Task: All of the material should be reproduced exactly, with pictures left out.

═════ Data section

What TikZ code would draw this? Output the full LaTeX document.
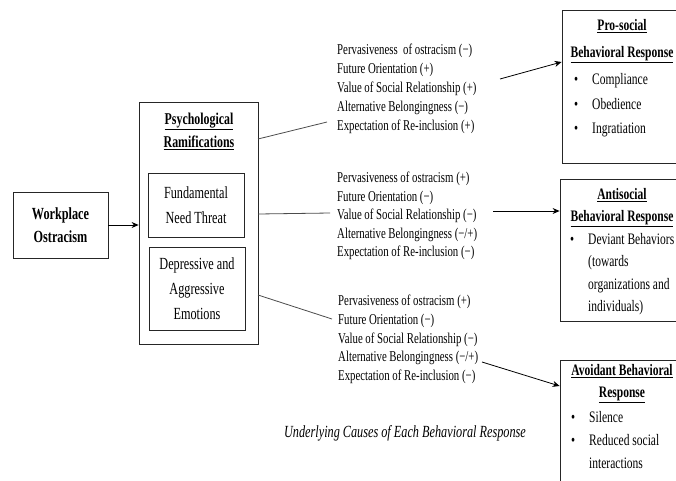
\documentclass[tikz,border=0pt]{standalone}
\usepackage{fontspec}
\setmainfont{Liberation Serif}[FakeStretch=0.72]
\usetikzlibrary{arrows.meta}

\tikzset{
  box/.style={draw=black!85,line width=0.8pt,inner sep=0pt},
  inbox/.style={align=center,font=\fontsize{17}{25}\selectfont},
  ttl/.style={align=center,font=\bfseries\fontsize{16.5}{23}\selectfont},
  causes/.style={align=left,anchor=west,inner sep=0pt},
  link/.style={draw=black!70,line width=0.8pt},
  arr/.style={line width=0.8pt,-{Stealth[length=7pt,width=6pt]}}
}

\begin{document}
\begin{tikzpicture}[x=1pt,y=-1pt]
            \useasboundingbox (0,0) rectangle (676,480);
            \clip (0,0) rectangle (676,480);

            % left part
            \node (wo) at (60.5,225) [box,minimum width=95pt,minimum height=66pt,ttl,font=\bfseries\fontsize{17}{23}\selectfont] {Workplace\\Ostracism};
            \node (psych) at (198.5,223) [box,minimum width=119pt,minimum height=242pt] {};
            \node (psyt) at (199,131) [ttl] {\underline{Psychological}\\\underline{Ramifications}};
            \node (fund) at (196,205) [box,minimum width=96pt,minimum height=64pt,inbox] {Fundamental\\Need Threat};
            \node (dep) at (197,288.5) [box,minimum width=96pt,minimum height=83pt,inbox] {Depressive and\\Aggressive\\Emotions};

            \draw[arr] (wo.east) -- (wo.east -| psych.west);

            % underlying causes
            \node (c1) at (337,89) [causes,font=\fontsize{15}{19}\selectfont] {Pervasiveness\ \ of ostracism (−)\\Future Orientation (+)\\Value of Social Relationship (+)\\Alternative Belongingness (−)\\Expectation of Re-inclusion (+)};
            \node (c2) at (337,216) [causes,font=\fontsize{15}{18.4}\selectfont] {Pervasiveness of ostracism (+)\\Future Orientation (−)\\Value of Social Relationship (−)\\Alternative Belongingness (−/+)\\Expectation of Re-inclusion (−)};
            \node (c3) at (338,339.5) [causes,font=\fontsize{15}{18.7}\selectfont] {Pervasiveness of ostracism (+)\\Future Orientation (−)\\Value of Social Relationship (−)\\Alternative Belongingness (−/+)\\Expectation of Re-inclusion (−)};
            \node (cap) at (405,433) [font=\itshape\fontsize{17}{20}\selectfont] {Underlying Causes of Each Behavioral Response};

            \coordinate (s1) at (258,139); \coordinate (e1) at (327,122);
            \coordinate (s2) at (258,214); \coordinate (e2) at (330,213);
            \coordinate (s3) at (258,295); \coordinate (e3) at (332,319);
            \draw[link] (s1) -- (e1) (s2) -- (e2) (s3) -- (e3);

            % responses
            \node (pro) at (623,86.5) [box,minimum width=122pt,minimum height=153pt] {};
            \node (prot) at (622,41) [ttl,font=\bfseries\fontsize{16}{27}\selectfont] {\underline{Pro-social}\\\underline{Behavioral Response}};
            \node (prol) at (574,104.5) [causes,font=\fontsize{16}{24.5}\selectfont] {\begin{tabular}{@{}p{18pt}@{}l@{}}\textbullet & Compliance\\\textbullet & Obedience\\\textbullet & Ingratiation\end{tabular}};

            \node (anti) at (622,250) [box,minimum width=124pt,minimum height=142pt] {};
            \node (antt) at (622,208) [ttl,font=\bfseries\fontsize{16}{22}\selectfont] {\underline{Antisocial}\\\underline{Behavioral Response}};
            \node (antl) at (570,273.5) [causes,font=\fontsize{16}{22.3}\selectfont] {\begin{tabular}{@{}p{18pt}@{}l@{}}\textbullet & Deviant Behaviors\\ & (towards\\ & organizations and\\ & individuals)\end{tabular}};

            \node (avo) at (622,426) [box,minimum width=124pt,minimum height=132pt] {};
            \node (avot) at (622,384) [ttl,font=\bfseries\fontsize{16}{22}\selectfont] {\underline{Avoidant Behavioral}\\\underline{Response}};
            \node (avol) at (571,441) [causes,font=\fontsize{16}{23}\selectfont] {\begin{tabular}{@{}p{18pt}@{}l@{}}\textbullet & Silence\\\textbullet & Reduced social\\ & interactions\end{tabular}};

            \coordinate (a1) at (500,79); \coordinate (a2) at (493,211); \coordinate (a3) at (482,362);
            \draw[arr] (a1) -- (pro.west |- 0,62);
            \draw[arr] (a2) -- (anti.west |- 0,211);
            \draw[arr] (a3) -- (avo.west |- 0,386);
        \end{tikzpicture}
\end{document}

══════════

Full answer:
What TikZ code would draw this? Output the full LaTeX document.
\documentclass[tikz,border=0pt]{standalone}
\usepackage{fontspec}
\setmainfont{Liberation Serif}[FakeStretch=0.72]
\usetikzlibrary{arrows.meta}

\tikzset{
  box/.style={draw=black!85,line width=0.8pt,inner sep=0pt},
  inbox/.style={align=center,font=\fontsize{17}{25}\selectfont},
  ttl/.style={align=center,font=\bfseries\fontsize{16.5}{23}\selectfont},
  causes/.style={align=left,anchor=west,inner sep=0pt},
  link/.style={draw=black!70,line width=0.8pt},
  arr/.style={line width=0.8pt,-{Stealth[length=7pt,width=6pt]}}
}

\begin{document}
\begin{tikzpicture}[x=1pt,y=-1pt]
            \useasboundingbox (0,0) rectangle (676,480);
            \clip (0,0) rectangle (676,480);

            % left part
            \node (wo) at (60.5,225) [box,minimum width=95pt,minimum height=66pt,ttl,font=\bfseries\fontsize{17}{23}\selectfont] {Workplace\\Ostracism};
            \node (psych) at (198.5,223) [box,minimum width=119pt,minimum height=242pt] {};
            \node (psyt) at (199,131) [ttl] {\underline{Psychological}\\\underline{Ramifications}};
            \node (fund) at (196,205) [box,minimum width=96pt,minimum height=64pt,inbox] {Fundamental\\Need Threat};
            \node (dep) at (197,288.5) [box,minimum width=96pt,minimum height=83pt,inbox] {Depressive and\\Aggressive\\Emotions};

            \draw[arr] (wo.east) -- (wo.east -| psych.west);

            % underlying causes
            \node (c1) at (337,89) [causes,font=\fontsize{15}{19}\selectfont] {Pervasiveness\ \ of ostracism (−)\\Future Orientation (+)\\Value of Social Relationship (+)\\Alternative Belongingness (−)\\Expectation of Re-inclusion (+)};
            \node (c2) at (337,216) [causes,font=\fontsize{15}{18.4}\selectfont] {Pervasiveness of ostracism (+)\\Future Orientation (−)\\Value of Social Relationship (−)\\Alternative Belongingness (−/+)\\Expectation of Re-inclusion (−)};
            \node (c3) at (338,339.5) [causes,font=\fontsize{15}{18.7}\selectfont] {Pervasiveness of ostracism (+)\\Future Orientation (−)\\Value of Social Relationship (−)\\Alternative Belongingness (−/+)\\Expectation of Re-inclusion (−)};
            \node (cap) at (405,433) [font=\itshape\fontsize{17}{20}\selectfont] {Underlying Causes of Each Behavioral Response};

            \coordinate (s1) at (258,139); \coordinate (e1) at (327,122);
            \coordinate (s2) at (258,214); \coordinate (e2) at (330,213);
            \coordinate (s3) at (258,295); \coordinate (e3) at (332,319);
            \draw[link] (s1) -- (e1) (s2) -- (e2) (s3) -- (e3);

            % responses
            \node (pro) at (623,86.5) [box,minimum width=122pt,minimum height=153pt] {};
            \node (prot) at (622,41) [ttl,font=\bfseries\fontsize{16}{27}\selectfont] {\underline{Pro-social}\\\underline{Behavioral Response}};
            \node (prol) at (574,104.5) [causes,font=\fontsize{16}{24.5}\selectfont] {\begin{tabular}{@{}p{18pt}@{}l@{}}\textbullet & Compliance\\\textbullet & Obedience\\\textbullet & Ingratiation\end{tabular}};

            \node (anti) at (622,250) [box,minimum width=124pt,minimum height=142pt] {};
            \node (antt) at (622,208) [ttl,font=\bfseries\fontsize{16}{22}\selectfont] {\underline{Antisocial}\\\underline{Behavioral Response}};
            \node (antl) at (570,273.5) [causes,font=\fontsize{16}{22.3}\selectfont] {\begin{tabular}{@{}p{18pt}@{}l@{}}\textbullet & Deviant Behaviors\\ & (towards\\ & organizations and\\ & individuals)\end{tabular}};

            \node (avo) at (622,426) [box,minimum width=124pt,minimum height=132pt] {};
            \node (avot) at (622,384) [ttl,font=\bfseries\fontsize{16}{22}\selectfont] {\underline{Avoidant Behavioral}\\\underline{Response}};
            \node (avol) at (571,441) [causes,font=\fontsize{16}{23}\selectfont] {\begin{tabular}{@{}p{18pt}@{}l@{}}\textbullet & Silence\\\textbullet & Reduced social\\ & interactions\end{tabular}};

            \coordinate (a1) at (500,79); \coordinate (a2) at (493,211); \coordinate (a3) at (482,362);
            \draw[arr] (a1) -- (pro.west |- 0,62);
            \draw[arr] (a2) -- (anti.west |- 0,211);
            \draw[arr] (a3) -- (avo.west |- 0,386);
        \end{tikzpicture}
\end{document}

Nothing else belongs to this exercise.